Investigation of self-consistent site-dependent DFT + U effect on electronic band structure and optical properties of SiFe2O4 spinel

Abstract

The first-principle investigation of SiFe2O4 (SFO) spinel was performed with the help of a plane-wave pseudopotential technique within the generalized gradient approximation (GGA) and local density approximation (LDA) as implemented in Quantum Espresso Simulation package. The Electronic band structure and optical properties of SFO spinel-type material have been investigated and discussed in this paper. The calculated band structure reveals that SFO spinel-type material is a direct bandgap semiconductor. Using GGA + U and LDA + U the band gap value so obtained is 3.52 eV and 2.96 eV respectively.
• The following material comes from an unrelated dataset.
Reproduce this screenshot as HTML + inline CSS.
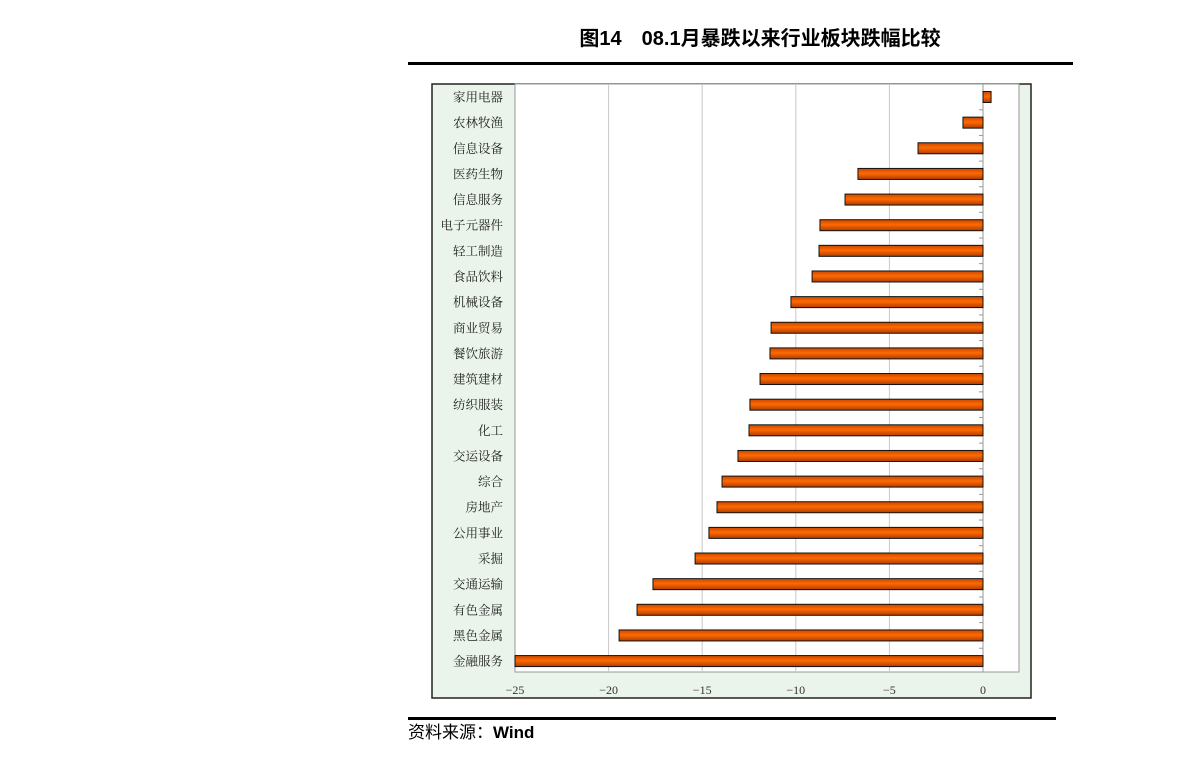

The contribution to valence and conduction bands due to different bands was analyzed on the basis of the total and partial density of state. The Optical properties of SFO spinel-type material have been calculated and discussed in detail. The real, ϵ1 (ω) and the imaginary, ϵ2 (ω) part of the complex dielectric constants is found to be 6.52 and 5.42 at energies of 3.44 eV and 6.21 eV respectively. The refractive index (R(ω)), at zero energy value were found to be 1.88 and 10% respectively. We found that SFO spinel-type material has good properties for optical devices.